Throughout 2025, Bitcoin's price behavior around each FOMC meeting has sent a clear message: the crypto market tends to "price in" monetary policy expectations well ahead of time, and the rush of traders piling into positions before the event is precisely what makes the post-meeting reaction unpredictable — and often contrary to consensus expectations.

FOMC: not a bullish catalyst, but a position reset point

Data on Bitcoin's reaction across seven FOMC meetings in 2025 shows an extremely wide range of outcomes, from a gain of 6.9% to a loss of 8% within seven days. Notably, the meetings that featured rate cuts — viewed as "dovish" — produced the worst outcomes:

  • Jan 29 – Rate hold: –4.58%
  • Mar 19 – Rate hold: +5.11%
  • May 7 – Rate hold: +6.92%
  • Jun 18 – Rate hold: +1.48%
  • Jul 30 – Rate hold: –3.15%
  • Sep 17 – Cut 25bps: –6.90%
  • Oct 29 – Cut 25bps: –8.00%

The two meetings with rate cuts — events that were expected to fuel risk appetite — turned out to be the two steepest drops for Bitcoin.

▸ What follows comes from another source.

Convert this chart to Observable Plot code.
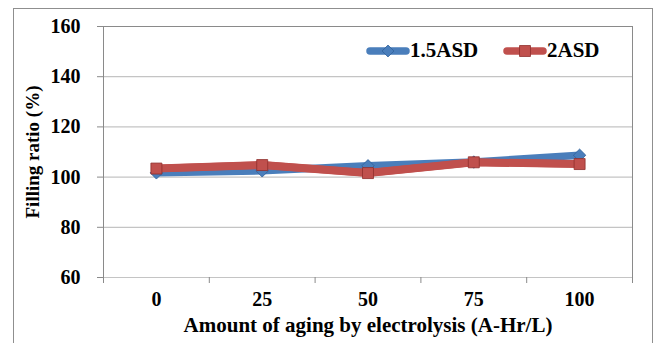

This suggests that market behavior depends more on pre-meeting positioning than on the content of the announcement itself.

1. Pre-FOMC leverage positions determine post-FOMC outcomes

Ahead of several meetings — especially in July, September, and October — metrics such as funding rates and total open interest surged sharply. This reflected a market stretched thin with too many long positions opened in anticipation of the event.

Realized profit charts for the "new money" cohort (1 day – 1 month holders) also show profit peaks appearing in May, July, and September — coinciding with recent Bitcoin price highs.
Once the FOMC announces its decision, there is no fresh capital left to push prices higher, leaving the market vulnerable.

2. Rate cuts: good news bought in advance, sold on announcement

September and October are the clearest examples.
Ahead of those meetings, expectations of a rate cut had already been fully priced in by the trading community through:

  • capital flows into Bitcoin ETFs,
  • a rapid buildup of futures leverage,
  • the prevailing sentiment that "the Fed is about to pivot."

When the Fed actually cut by 25bps, the market had no reason to buy further — and capital began taking profits, triggering drops of 6.9% and 8% in the seven days that followed.

3. Certainty before the event creates fragility after the event

When an FOMC outcome becomes nearly certain, volatility in the days before the meeting drops sharply as traders stand aside and wait. But that calm is often a warning sign of a major volatility spike immediately after the announcement, as the market scrambles to unwind positions or lock in gains.

Crypto analyst Ardi noted:
"If history repeats with an average decline of ~8%, Bitcoin could pull back to the $88,000 range before resuming its uptrend."

FOMC 2025: Lessons for Bitcoin traders

Looking back across seven FOMC meetings this year, a clear pattern emerges:

  • Bad news that shocks tends to hurt less than good news that was already priced in.
  • Rate cuts are not a bullish driver — they are a risk factor if the market has already over-positioned.
  • FOMC acts as a "reset point" where leveraged positions get shaken out and rebalanced.

With Bitcoin trading around $94,000 ahead of the Fed's latest decision, the question is not what the Fed will do — but what the market has already positioned for before the Fed acts.

And 2025's track record makes it clear:
"Short the dip and buy the rip" doesn't always hold — but when it comes to FOMC, "buy the rumor, sell the news" tends to be far more accurate."